Editorial
HARIAN- NEWS.com – Dalam era informasi yang serba cepat ini, peran jurnalis sangatlah krusial. Mereka adalah penjaga gerbang informasi yang bertanggung jawab menyampaikan berita yang akurat dan berimbang kepada masyarakat.
Miris rasanya menyaksikan kinerja pekerja pers yang mulai lepas kontrol dengan bergaya ala “koboy” hantam sana hantam sini, tembak sana tembak sini, ancam sana ancam sini, tuduh sana- tuduh sini sepihak tanpa memberi ruang keberimbangan, ngeri deh.
Kami sadar diri, walaupun belum bisa ideal mentaati aturan yang berlaku, setidaknya kita mempunyai tekat untuk menjaga marwah pekerja pers.

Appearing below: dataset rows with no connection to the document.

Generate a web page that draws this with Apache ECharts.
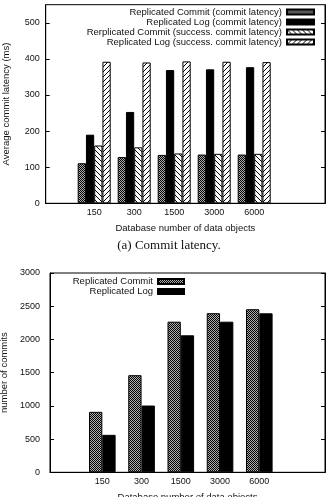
<!DOCTYPE html>
<html>
<head>
<meta charset="utf-8">
<script src="https://cdn.jsdelivr.net/npm/echarts@6/dist/echarts.min.js"></script>
<style>
  html, body { margin: 0; padding: 0; background: #fff; }
  #main { width: 330px; height: 497px; }
</style>
</head>
<body>
<div id="main"></div>
<script>
// database sizes (x categories)
const sizes = ['150', '300', '1500', '3000', '6000']
const groupPos = [0, 1, 2, 3, 4]

// (a) commit latency, ms
const rcLatency = [111, 128, 134, 135, 135]
const rlLatency = [190, 253, 369, 371, 377]
const rcSuccess = [160, 155, 138, 137, 137]
const rlSuccess = [392, 390, 393, 392, 391]
const latencyTicks = [0, 100, 200, 300, 400, 500]

// (b) number of commits
const rcCommits = [910, 1462, 2267, 2395, 2455]
const rlCommits = [564, 1005, 2062, 2267, 2393]
const commitTicks = [0, 500, 1000, 1500, 2000, 2500, 3000]

const FONT = 'Liberation Sans'

// fill patterns like the gnuplot ones
function makePattern(kind) {
  const s = kind === 'checker' ? 2 : 5
  const c = document.createElement('canvas')
  c.width = s
  c.height = s
  const ctx = c.getContext('2d')
  if (kind === 'checker') {
    ctx.fillStyle = '#b0b0b0'
    ctx.fillRect(0, 0, 2, 2)
    ctx.fillStyle = '#000'
    ctx.fillRect(0, 0, 1, 1)
    ctx.fillRect(1, 1, 1, 1)
  } else {
    ctx.fillStyle = '#fff'
    ctx.fillRect(0, 0, s, s)
    ctx.strokeStyle = '#000'
    ctx.lineWidth = 1
    ctx.beginPath()
    for (let k = -1; k <= 1; k++) {
      if (kind === 'back') { // "\\\\"
        ctx.moveTo(k * s, 0)
        ctx.lineTo(k * s + s, s)
      } else { // "////"
        ctx.moveTo(k * s + s, 0)
        ctx.lineTo(k * s, s)
      }
    }
    ctx.stroke()
  }
  return { image: c, repeat: 'repeat' }
}

const checker = makePattern('checker')
const back = makePattern('back')
const fwd = makePattern('fwd')

function pairs(vals) {
  return vals.map((v, i) => [groupPos[i], v])
}

function bar(name, vals, fill, grid, width) {
  return {
    name: name,
    type: 'bar',
    xAxisIndex: grid,
    yAxisIndex: grid * 2,
    data: pairs(vals),
    barWidth: width,
    barGap: '0%',
    itemStyle: { color: fill, borderColor: '#000', borderWidth: 1 },
    emphasis: { disabled: true },
    animation: false
  }
}

function xAxis(grid, min, max) {
  return {
    type: 'value',
    gridIndex: grid,
    min: min,
    max: max,
    name: 'Database number of data objects',
    nameLocation: 'middle',
    nameGap: 20,
    nameTextStyle: { fontFamily: FONT, fontSize: 9.5, color: '#111' },
    axisLine: { onZero: false, lineStyle: { color: '#000', width: 1 } },
    axisTick: { show: false },
    splitLine: { show: false },
    axisLabel: {
      customValues: groupPos,
      formatter: v => sizes[v],
      margin: 5,
      fontFamily: FONT,
      fontSize: 9,
      color: '#111'
    }
  }
}

function yAxes(grid, max, ticks, title, gap, margin) {
  return [
    {
      type: 'value',
      gridIndex: grid,
      position: 'left',
      min: 0,
      max: max,
      name: title,
      nameLocation: 'middle',
      nameGap: gap,
      nameTextStyle: { fontFamily: FONT, fontSize: 9.5, color: '#111' },
      axisLine: { show: true, onZero: false, lineStyle: { color: '#000', width: 1 } },
      axisTick: { show: true, inside: true, length: 4, customValues: ticks, lineStyle: { color: '#000' } },
      axisLabel: {
        customValues: ticks,
        formatter: v => String(v),
        margin: margin,
        fontFamily: FONT,
        fontSize: 9,
        color: '#111'
      },
      splitLine: { show: false }
    },
    {
      type: 'value',
      gridIndex: grid,
      position: 'right',
      min: 0,
      max: max,
      axisLine: { show: true, onZero: false, lineStyle: { color: '#000', width: 1 } },
      axisTick: { show: true, inside: true, length: 4, customValues: ticks, lineStyle: { color: '#000' } },
      axisLabel: { show: false },
      splitLine: { show: false }
    }
  ]
}

const chart = echarts.init(document.getElementById('main'), null, { renderer: 'canvas' })

const option = {
  animation: false,
  backgroundColor: '#fff',
  title: {
    text: '(a) Commit latency.',
    left: 169,
    top: 239,
    textAlign: 'center',
    padding: 0,
    textStyle: { fontFamily: 'Liberation Serif', fontSize: 13, fontWeight: 'normal', color: '#111' }
  },
  grid: [
    { left: 45.7, top: 4.7, right: 5, height: 198.6, outerBoundsMode: 'none', containLabel: false, show: true, borderColor: '#000', borderWidth: 1 },
    { left: 50, top: 273, right: 5, height: 199.3, outerBoundsMode: 'none', containLabel: false, show: true, borderColor: '#000', borderWidth: 1 }
  ],
  legend: [
    {
      data: [
        'Replicated Commit (commit latency)',
        'Replicated Log (commit latency)',
        'Rerplicated Commit (success. commit latency)',
        'Replicated Log (success. commit latency)'
      ],
      orient: 'vertical',
      align: 'right',
      right: 15,
      top: 7,
      padding: 0,
      itemGap: 0,
      itemWidth: 27,
      itemHeight: 5,
      icon: 'rect',
      selectedMode: false,
      textStyle: { fontFamily: FONT, fontSize: 9.5, lineHeight: 9.6, color: '#111' }
    },
    {
      data: ['Replicated Commit', 'Replicated Log'],
      orient: 'vertical',
      align: 'right',
      right: 145,
      top: 276.5,
      padding: 0,
      itemGap: 0,
      itemWidth: 26,
      itemHeight: 5,
      icon: 'rect',
      selectedMode: false,
      textStyle: { fontFamily: FONT, fontSize: 9.5, lineHeight: 9.6, color: '#111' }
    }
  ],
  xAxis: [xAxis(0, -1.2125, 5.77), xAxis(1, -1.333, 5.674)],
  yAxis: [
    ...yAxes(0, 550, latencyTicks, 'Average commit latency (ms)', 34, 6),
    ...yAxes(1, 3000, commitTicks, 'number of commits', 40, 10)
  ],
  series: [
    bar('Replicated Commit (commit latency)', rcLatency, checker, 0, 8.25),
    bar('Replicated Log (commit latency)', rlLatency, '#000', 0, 8.25),
    bar('Rerplicated Commit (success. commit latency)', rcSuccess, back, 0, 8.25),
    bar('Replicated Log (success. commit latency)', rlSuccess, fwd, 0, 8.25),
    bar('Replicated Commit', rcCommits, checker, 1, 13.3),
    bar('Replicated Log', rlCommits, '#000', 1, 13.3)
  ]
}

chart.setOption(option)
</script>
</body>
</html>
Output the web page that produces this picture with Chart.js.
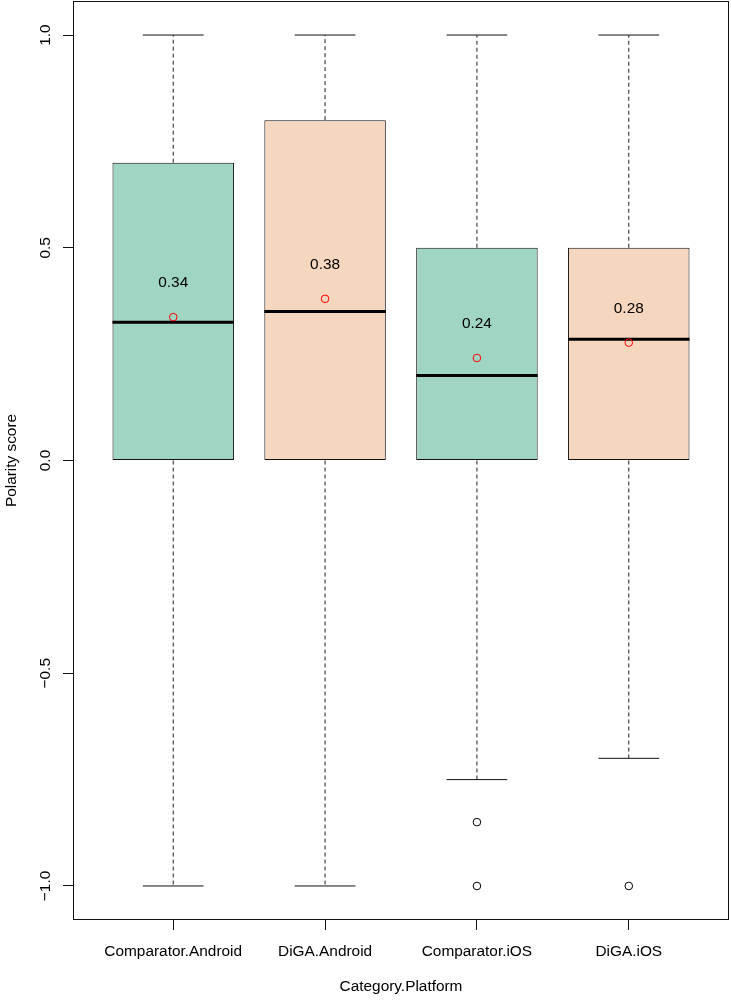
<!DOCTYPE html>
<html>
<head>
<meta charset="utf-8">
<script src="https://cdn.jsdelivr.net/npm/chart.js@4/dist/chart.umd.min.js"></script>
<style>
  html, body { margin: 0; padding: 0; background: #fff; }
  #wrap { width: 731px; height: 1000px; position: relative; }
</style>
</head>
<body>
<div id="wrap"><canvas id="c" width="731" height="1000"></canvas></div>
<script>
// ---- data ----
const categories = ["Comparator.Android", "DiGA.Android", "Comparator.iOS", "DiGA.iOS"];
const whiskerLow = [-1.0, -1.0, -0.75, -0.70];
const q1 = [0.0, 0.0, 0.0, 0.0];
const medians = [0.325, 0.35, 0.20, 0.285];
const q3 = [0.70, 0.80, 0.50, 0.50];
const whiskerHigh = [1.0, 1.0, 1.0, 1.0];
const means = [0.337, 0.38, 0.241, 0.277];
const meanLabels = ["0.34", "0.38", "0.24", "0.28"];
const outliers = [[], [], [-0.85, -1.0], [-1.0]];
const yTicks = [-1.0, -0.5, 0.0, 0.5, 1.0];
const yTickLabels = ["\u22121.0", "\u22120.5", "0.0", "0.5", "1.0"];
const boxColors = ["#a0d5c4", "#f5d6be", "#a0d5c4", "#f5d6be"];
const xTitle = "Category.Platform";
const yTitle = "Polarity score";

// ---- derived datasets ----
const pos = categories.map((_, i) => i + 1);
const halfBox = 0.4, halfCap = 0.2;
const boxData = pos.map((x, i) => ({ x: x, y: [q1[i], q3[i]] }));
const whiskerData = [];
pos.forEach((x, i) => {
  whiskerData.push({ x: x, y: q3[i] }, { x: x, y: whiskerHigh[i] }, { x: x, y: null });
  whiskerData.push({ x: x, y: q1[i] }, { x: x, y: whiskerLow[i] }, { x: x, y: null });
});
const capData = [];
pos.forEach((x, i) => {
  capData.push({ x: x - halfCap, y: whiskerHigh[i] }, { x: x + halfCap, y: whiskerHigh[i] }, { x: x, y: null });
  capData.push({ x: x - halfCap, y: whiskerLow[i] }, { x: x + halfCap, y: whiskerLow[i] }, { x: x, y: null });
});
const medianData = [];
pos.forEach((x, i) => {
  medianData.push({ x: x - halfBox, y: medians[i] }, { x: x + halfBox, y: medians[i] }, { x: x, y: null });
});
const meanData = pos.map((x, i) => ({ x: x, y: means[i] }));
const outlierData = [];
pos.forEach((x, i) => outliers[i].forEach(v => outlierData.push({ x: x, y: v })));

const FONT = "'Liberation Sans', Arial, Helvetica, sans-serif";
const FS = 15.4;

const rPlugin = {
  id: 'rDecor',
  afterDraw(chart) {
    const ctx = chart.ctx, a = chart.chartArea;
    const xs = chart.scales.x, ys = chart.scales.y;
    ctx.save();
    // box around plot
    ctx.strokeStyle = '#111';
    ctx.lineWidth = 1;
    ctx.strokeRect(Math.round(a.left) + 0.5, Math.round(a.top) + 0.5,
                   Math.round(a.right - a.left) - 1, Math.round(a.bottom - a.top) - 1);
    // mean labels
    ctx.fillStyle = '#000';
    ctx.font = FS + 'px ' + FONT;
    ctx.textAlign = 'center';
    ctx.textBaseline = 'middle';
    pos.forEach((x, i) => {
      ctx.fillText(meanLabels[i], xs.getPixelForValue(x), ys.getPixelForValue(means[i] + 0.08));
    });
    // y tick labels, rotated
    yTicks.forEach((v, i) => {
      ctx.save();
      ctx.translate(46, ys.getPixelForValue(v));
      ctx.rotate(-Math.PI / 2);
      ctx.fillText(yTickLabels[i], 0, 0);
      ctx.restore();
    });
    // y title
    ctx.save();
    ctx.translate(12, (a.top + a.bottom) / 2);
    ctx.rotate(-Math.PI / 2);
    ctx.fillText(yTitle, 0, 0);
    ctx.restore();
    // x title
    ctx.fillText(xTitle, (a.left + a.right) / 2, 987);
    ctx.restore();
  }
};

new Chart(document.getElementById('c'), {
  type: 'bar',
  data: {
    datasets: [
      { type: 'scatter', data: meanData, pointStyle: 'circle', pointRadius: 3.8,
        pointBorderColor: '#ff0000', pointBackgroundColor: 'rgba(0,0,0,0)', pointBorderWidth: 1, order: 1 },
      { type: 'line', data: medianData, borderColor: '#000', borderWidth: 3, pointRadius: 0,
        spanGaps: false, fill: false, order: 2 },
      { type: 'scatter', data: outlierData, pointStyle: 'circle', pointRadius: 3.8,
        pointBorderColor: '#000', pointBackgroundColor: 'rgba(0,0,0,0)', pointBorderWidth: 1, order: 3 },
      { type: 'bar', data: boxData, backgroundColor: boxColors, borderColor: '#111', borderWidth: 1,
        borderSkipped: false, barPercentage: 0.8, categoryPercentage: 1.0, order: 4 },
      { type: 'line', data: capData, borderColor: '#111', borderWidth: 1, pointRadius: 0,
        spanGaps: false, fill: false, order: 5 },
      { type: 'line', data: whiskerData, borderColor: '#222', borderWidth: 1, borderDash: [4, 3],
        pointRadius: 0, spanGaps: false, fill: false, order: 6 }
    ]
  },
  options: {
    responsive: false,
    animation: false,
    events: [],
    layout: { autoPadding: false, padding: { left: 0, right: 2, top: 1, bottom: 0 } },
    plugins: { legend: { display: false }, tooltip: { enabled: false } },
    scales: {
      x: {
        type: 'linear', min: 0.34, max: 4.66, offset: false,
        afterBuildTicks: s => { s.ticks = pos.map(v => ({ value: v })); },
        afterFit: s => { s.height = 80; },
        grid: { offset: false, drawOnChartArea: false, drawTicks: true, tickLength: 10, color: '#111', tickWidth: 1 },
        border: { display: false },
        ticks: { autoSkip: false, maxRotation: 0, minRotation: 0, padding: 13, color: '#000',
                 font: { family: FONT, size: FS },
                 callback: v => categories[v - 1] || '' }
      },
      y: {
        type: 'linear', min: -1.08, max: 1.08,
        afterBuildTicks: s => { s.ticks = yTicks.map(v => ({ value: v })); },
        afterFit: s => { s.width = 73; },
        grid: { drawOnChartArea: false, drawTicks: true, tickLength: 10, color: '#111', tickWidth: 1 },
        border: { display: false },
        ticks: { display: false }
      }
    }
  },
  plugins: [rPlugin]
});
</script>
</body>
</html>
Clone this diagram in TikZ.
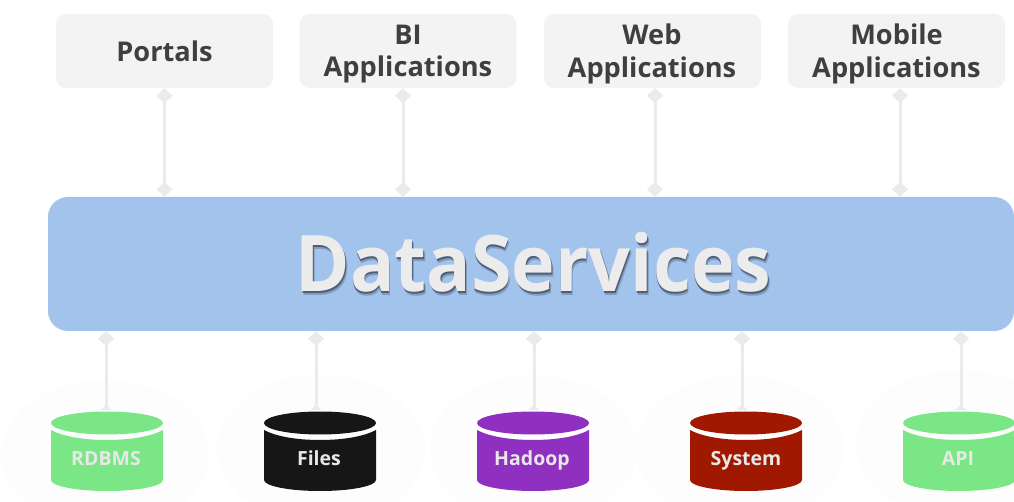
\documentclass[tikz,border=0pt]{standalone}
\usepackage{fontspec}
\setmainfont{Open Sans}
\usetikzlibrary{arrows.meta,backgrounds}
\definecolor{boxgray}{HTML}{F3F3F3}
\definecolor{boxtext}{HTML}{3F3F3F}
\definecolor{busblue}{HTML}{A2C3EC}
\definecolor{connline}{HTML}{EBEBEB}
\definecolor{halo}{HTML}{FDFDFD}
\definecolor{titletext}{HTML}{ECECEC}
\definecolor{titleshadow}{HTML}{3A4558}
\definecolor{dbtextcol}{HTML}{E8E8E8}
\definecolor{dbgreen}{HTML}{7BE686}
\definecolor{dbblack}{HTML}{161616}
\definecolor{dbpurple}{HTML}{9030C0}
\definecolor{dbred}{HTML}{A11800}
\newcommand{\titletxt}{\scalebox{0.945}[1]{DataServices}}
\tikzset{
  x=1pt,y=-1pt,
  appbox/.style={fill=boxgray,rounded corners=10pt,minimum width=217pt,minimum height=74pt,inner sep=0pt},
  apptext/.style={inner sep=0pt,font=\fontsize{27.2}{32.5}\selectfont\bfseries,text=boxtext,align=center},
  busbox/.style={fill=busblue,rounded corners=20pt,minimum width=966pt,minimum height=134pt,inner sep=0pt},
  conn/.style={draw=connline,line width=3pt,{Diamond[length=15pt,width=16pt]}-{Diamond[length=15pt,width=16pt]}},
  haloshape/.style={fill=halo},
  dbnode/.style={minimum width=112pt,minimum height=79pt,inner sep=0pt,text=dbtextcol,font=\fontsize{19.5}{22}\selectfont\bfseries},
  titlefont/.style={font=\fontsize{78}{90}\selectfont\bfseries},
  pics/dbcyl/.style={code={
    \draw[white,line width=3pt] (0,423) ellipse [x radius=56pt,y radius=11.5pt];
    \fill[#1] (0,423) ellipse [x radius=56pt,y radius=11.5pt];
    \fill[#1] (-56,430) -- (-56,480) .. controls (-56,486) and (-31,491) .. (0,491)
       .. controls (31,491) and (56,486) .. (56,480) -- (56,430)
       .. controls (45,436) and (25,440) .. (0,440) .. controls (-25,440) and (-45,436) .. (-56,430) -- cycle;
  }}
}
\newcommand{\dblab}[1]{\raisebox{-13.5pt}[0pt][0pt]{#1}}
\begin{document}
\begin{tikzpicture}
\useasboundingbox (0,0) rectangle (1014,502);
% application boxes
\node[appbox] (box1) at (164.5,51) {};
\node[appbox] (box2) at (408,51) {};
\node[appbox] (box3) at (652.5,51) {};
\node[appbox] (box4) at (896.5,51) {};
\node[apptext] (txt1) at (box1.center) {Portals};
\node[apptext,yshift=-3pt] (txt2) at (box2.center) {BI\\Applications};
\node[apptext,yshift=-3pt,xshift=-.5pt] (txt3) at (box3.center) {Web\\Applications};
\node[apptext,yshift=-3pt] (txt4) at (box4.center) {Mobile\\Applications};
% central bar
\node[busbox] (bus) at (531,264) {};
\node[titlefont,text=titleshadow,opacity=.3] at (535,266) {\titletxt};
\node[titlefont,text=titleshadow,opacity=.7] at (534,264.5) {\titletxt};
\node[titlefont,text=titletext] (title) at (533.5,262.5) {\titletxt};
% database cylinders
\pic at (107,0) {dbcyl=dbgreen};
\pic at (320,0) {dbcyl=dbblack};
\pic at (533,0) {dbcyl=dbpurple};
\pic at (746,0) {dbcyl=dbred};
\pic at (959,0) {dbcyl=dbgreen};
\node[dbnode] (db1) at (106,451.5) {\dblab{RDBMS}};
\node[dbnode] (db2) at (319,451.5) {\dblab{Files}};
\node[dbnode] (db3) at (532,451.5) {\dblab{Hadoop}};
\node[dbnode] (db4) at (746,451.5) {\dblab{System}};
\node[dbnode] (db5) at (958,451.5) {\dblab{API}};
\begin{scope}[on background layer]
  \fill[white] (0,0) rectangle (1014,502);
  \fill[haloshape] (105,454) ellipse [x radius=104pt,y radius=74pt];
  \fill[haloshape] (321,449) ellipse [x radius=104pt,y radius=74pt];
  \fill[haloshape] (533,449) ellipse [x radius=104pt,y radius=74pt];
  \fill[haloshape] (740,449) ellipse [x radius=104pt,y radius=74pt];
  \fill[haloshape] (960,444) ellipse [x radius=104pt,y radius=74pt];
  % upper connectors
  \draw[conn] (box1.south) -- (box1.south |- bus.north);
  \draw[conn] ([xshift=-5pt]box2.south) -- ([xshift=-5pt]box2.south |- bus.north);
  \draw[conn] ([xshift=2.5pt]box3.south) -- ([xshift=2.5pt]box3.south |- bus.north);
  \draw[conn] ([xshift=3.5pt]box4.south) -- ([xshift=3.5pt]box4.south |- bus.north);
  % lower connectors
  \draw[conn] (bus.south -| db1.north) -- ([yshift=-8pt]db1.north);
  \draw[conn] ([xshift=-3pt]bus.south -| db2.north) -- ([xshift=-3pt,yshift=-8pt]db2.north);
  \draw[conn] ([xshift=2pt]bus.south -| db3.north) -- ([xshift=2pt,yshift=-8pt]db3.north);
  \draw[conn] ([xshift=-4pt]bus.south -| db4.north) -- ([xshift=-4pt,yshift=-8pt]db4.north);
  \draw[conn] ([xshift=3pt]bus.south -| db5.north) -- ([xshift=3pt,yshift=-8pt]db5.north);
\end{scope}
\end{tikzpicture}
\end{document}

Mari kawan-kawan pekerja pers kita bekerja secara professional sehingga karya jurnalistik kita mendapatkan tempat di hati ssetiap insan masyarakat.
Sementara kerja pers itu, kerja jurnalistik itu kita sepakati yakni ada empat syarat demi tercapainya kinerja yang diharapkan ; pentingnya kebebasan, hubungan yang mengikat antara pekerja pers (wartawan/jurnalis) dengan profesi jurnalis, memiliki keahlian dan memiliki tanggungjawab pada Undang-Undang Pers Nomor 40 Tahun 1999 tentang Pers Indonesia.
Namun, tidak jarang kita temui praktik jurnalistik yang menyimpang dari prinsip-prinsip dasar etika, termasuk yang diatur dalam fikih jurnalistik.
Fikih jurnalistik adalah panduan etika yang menggabungkan prinsip-prinsip syariah dengan praktik jurnalistik.
Dalam Islam, kejujuran, keadilan, dan tanggung jawab adalah nilai-nilai utama yang harus dipegang teguh oleh setiap jurnalis. Sayangnya, banyak jurnalis yang mengabaikan prinsip-prinsip ini demi sensasi atau keuntungan pribadi.
Pelanggaran Etika Jurnalistik
Berita Bohong dan Fitnah: Menyebarkan informasi yang tidak benar atau memfitnah seseorang adalah pelanggaran serius dalam fikih jurnalistik. Hal ini tidak hanya merusak reputasi individu, tetapi juga menyesatkan publik.
Tidak Berimbang: Berita yang tidak berimbang, yang hanya menampilkan satu sisi cerita tanpa memberikan ruang bagi pihak lain untuk memberikan klarifikasi, adalah bentuk ketidakadilan.
Penyalahgunaan Profesi: Menerima suap atau hadiah untuk menulis berita tertentu adalah tindakan yang tidak etis dan melanggar prinsip kejujuran.
Sikap Arogan dan Intimidatif: Ada juga model jurnalis yang bertindak seolah-olah mereka adalah penyidik, marah-marah, dan menakut-nakuti narasumber.
Mereka sering kali menyajikan berita yang sepihak dan tidak berimbang. Sikap ini tidak hanya melanggar etika jurnalistik, tetapi juga merusak hubungan antara media dan masyarakat.
Dampak Negatif
Pelanggaran-pelanggaran ini tidak hanya merusak kredibilitas jurnalis dan media tempat mereka bekerja, tetapi juga mengikis kepercayaan masyarakat terhadap media secara umum.
Dalam jangka panjang, hal ini dapat mengancam demokrasi dan stabilitas sosial.
Pentingnya Kembali ke Fikih Jurnalistik
Untuk mengatasi masalah ini, penting bagi jurnalis untuk kembali kepada prinsip-prinsip fikih jurnalistik.
Mereka harus selalu menguji informasi, memberitakan secara berimbang, dan tidak mencampurkan fakta dengan opini yang menghakimi.
Selain itu, jurnalis harus menghormati hak narasumber dan tidak menyalahgunakan profesi mereka.
Sebagai penjaga gerbang informasi, jurnalis memiliki tanggung jawab besar untuk menyampaikan berita yang akurat dan berimbang.
Dengan mematuhi prinsip-prinsip fikih jurnalistik, mereka tidak hanya menjalankan tugas mereka dengan baik, tetapi juga berkontribusi pada terciptanya masyarakat yang lebih adil dan berinformasi.